Descendants of the last German Emperor are locked in a legal battle with the German state to reclaim thousands of valuable artworks and historical artefacts. They also reportedly want to the right to live in one of their former palaces.
The claims are thought to be led by Georg Friedrich, nominally Prince of Prussia, but officially Mr Georg Friedrich Prinz von Preußen, who is the great-great-grandson of Kaiser Wilhelm II. The demands reportedly include the return of artworks by Lucan Cranach the Elder, Friedrich Tischbein and the “New Cabinet” created by master craftsman David Roentgen. Reports state that they also want to live rent-free in the former royal palace of Cecilienhof, which is perhaps best known as the site of 1945 Potsdam Conference where Europe was divided up after the Second World War. Cecilienhof is currently a museum, and the reception rooms are restored to how they were at the time of the conference, including the table where the world leaders met.
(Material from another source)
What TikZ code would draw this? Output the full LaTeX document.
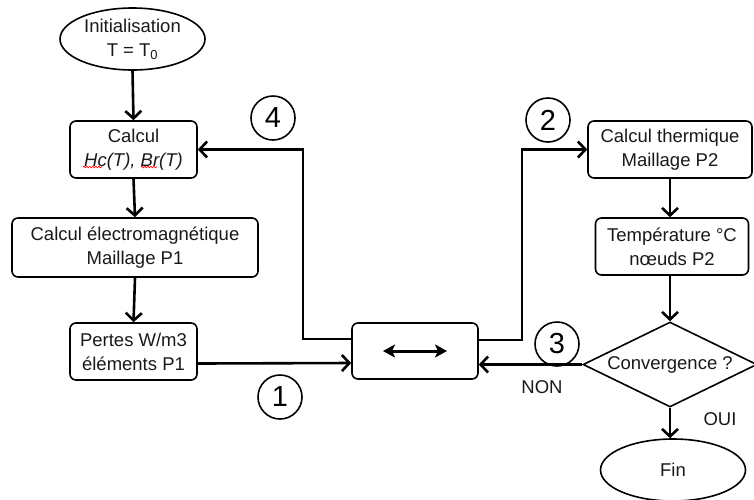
\documentclass[tikz,border=0pt]{standalone}
\usepackage{fontspec}
\setmainfont{Liberation Sans}
\usetikzlibrary{shapes.geometric,arrows.meta,decorations.pathmorphing}
\begin{document}
\begin{tikzpicture}[x=1pt,y=-1pt,
  txt/.style={font=\fontsize{18.5pt}{24pt}\selectfont, align=center, text=black!90, inner sep=0pt},
  box/.style={txt, draw, line width=1.6pt, rounded corners=6pt, rectangle},
  oval/.style={txt, draw, line width=1.6pt, ellipse},
  rhomb/.style={txt, draw, line width=1.6pt, diamond, aspect=2.05},
  arr/.style={line width=2.6pt, -{Straight Barb[length=7.5pt,width=16pt]}},
  num/.style={draw, circle, line width=1.6pt, minimum size=44pt, inner sep=0pt, font=\fontsize{29pt}{32pt}\selectfont},
  lbl/.style={font=\fontsize{18.5pt}{22pt}\selectfont, text=black!90, inner sep=0pt},
  wavy/.style={red, line width=0.7pt, decorate, decoration={snake, amplitude=0.8pt, segment length=3pt}}
]
\useasboundingbox (0,0) rectangle (754,499);

\node[oval, minimum width=145pt, minimum height=62pt] (init) at (132.5,39) {Initialisation\\T = T\textsubscript{0}};
\node[box, minimum width=127pt, minimum height=57pt] (calc) at (133.5,149.5) {Calcul\\\textit{Hc(T), Br(T)}};
\node[box, minimum width=246pt, minimum height=59pt] (em) at (135,247.5) {Calcul électromagnétique\\Maillage P1};
\node[box, minimum width=127pt, minimum height=57pt] (pertes) at (133.5,351.5) {Pertes W/m3\\éléments P1};
\node[box, minimum width=126pt, minimum height=56pt] (mid) at (415,351) {};
\node[box, minimum width=164pt, minimum height=57pt] (therm) at (670,149.5) {Calcul thermique\\Maillage P2};
\node[box, minimum width=153pt, minimum height=57pt] (temp) at (672,246.5) {Température °C\\nœuds P2};
\node[rhomb, minimum width=174pt, minimum height=85pt] (conv) at (670,364.5) {Convergence ?};
\node[oval, minimum width=145pt, minimum height=62pt] (fin) at (673,470) {Fin};

% red spell-check underlines
\draw[wavy] (83,167) -- (102,167);
\draw[wavy] (141,167) -- (157,167);

% connectors
\draw[arr] (init.south) -- (calc.north);
\draw[arr] (calc.south) -- (em.north);
\draw[arr] (em.south) -- (pertes.north);
\draw[arr] ([yshift=-12pt]pertes.east) -- ([yshift=-12pt]mid.west);
\coordinate (k4) at (303,149.5);
\draw[arr] ([yshift=12pt]mid.west) -| (k4) -- (calc.east);
\coordinate (k2) at (522,149.5);
\draw[arr] ([yshift=11pt]mid.east) -| (k2) -- (therm.west);
\draw[arr] (therm.south) -- (therm.south |- temp.north);
\draw[arr] (temp.south -| conv.north) -- (conv.north);
\draw[arr] (conv.west) -- (conv.west -| mid.east);
\draw[arr] (conv.south) -- (conv.south |- fin.north);
\draw[line width=3pt, {Stealth[length=12pt,width=13pt,inset=3pt]}-{Stealth[length=12pt,width=13pt,inset=3pt]}] ([xshift=-32pt]mid.center) -- ([xshift=32pt]mid.center);

% labels
\node[lbl] (non) at (542,387) {NON};
\node[lbl] (oui) at (720,419) {OUI};

% circled numbers
\node[num] (n1) at (280,397) {1};
\node[num] (n4) at (273,118) {4};
\node[num] (n2) at (548,120) {2};
\node[num] (n3) at (557,344) {3};
\end{tikzpicture}
\end{document}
“The House of Hohenzollern has repeatedly stated in talks that it takes account of its historical responsibility and mission,” a lawyer for the family told the Telegraph. “Contrary to various reports, the House’s primary objective is to maintain the collections in existing museums and continue to make them available to the public…Speculation that museums would be forced to close can, therefore, be dismissed as utter nonsense.”
Most of the family’s possessions were in the Russian occupied zone in East Germany and were expropriated. Their claim is based on German laws which mandate the return of property seized under communist rule. However, opponents say that the family is not eligible under the law because it excludes those who were involved in the Nazi regime – such as Wilhelm’s eldest son the Crown Prince.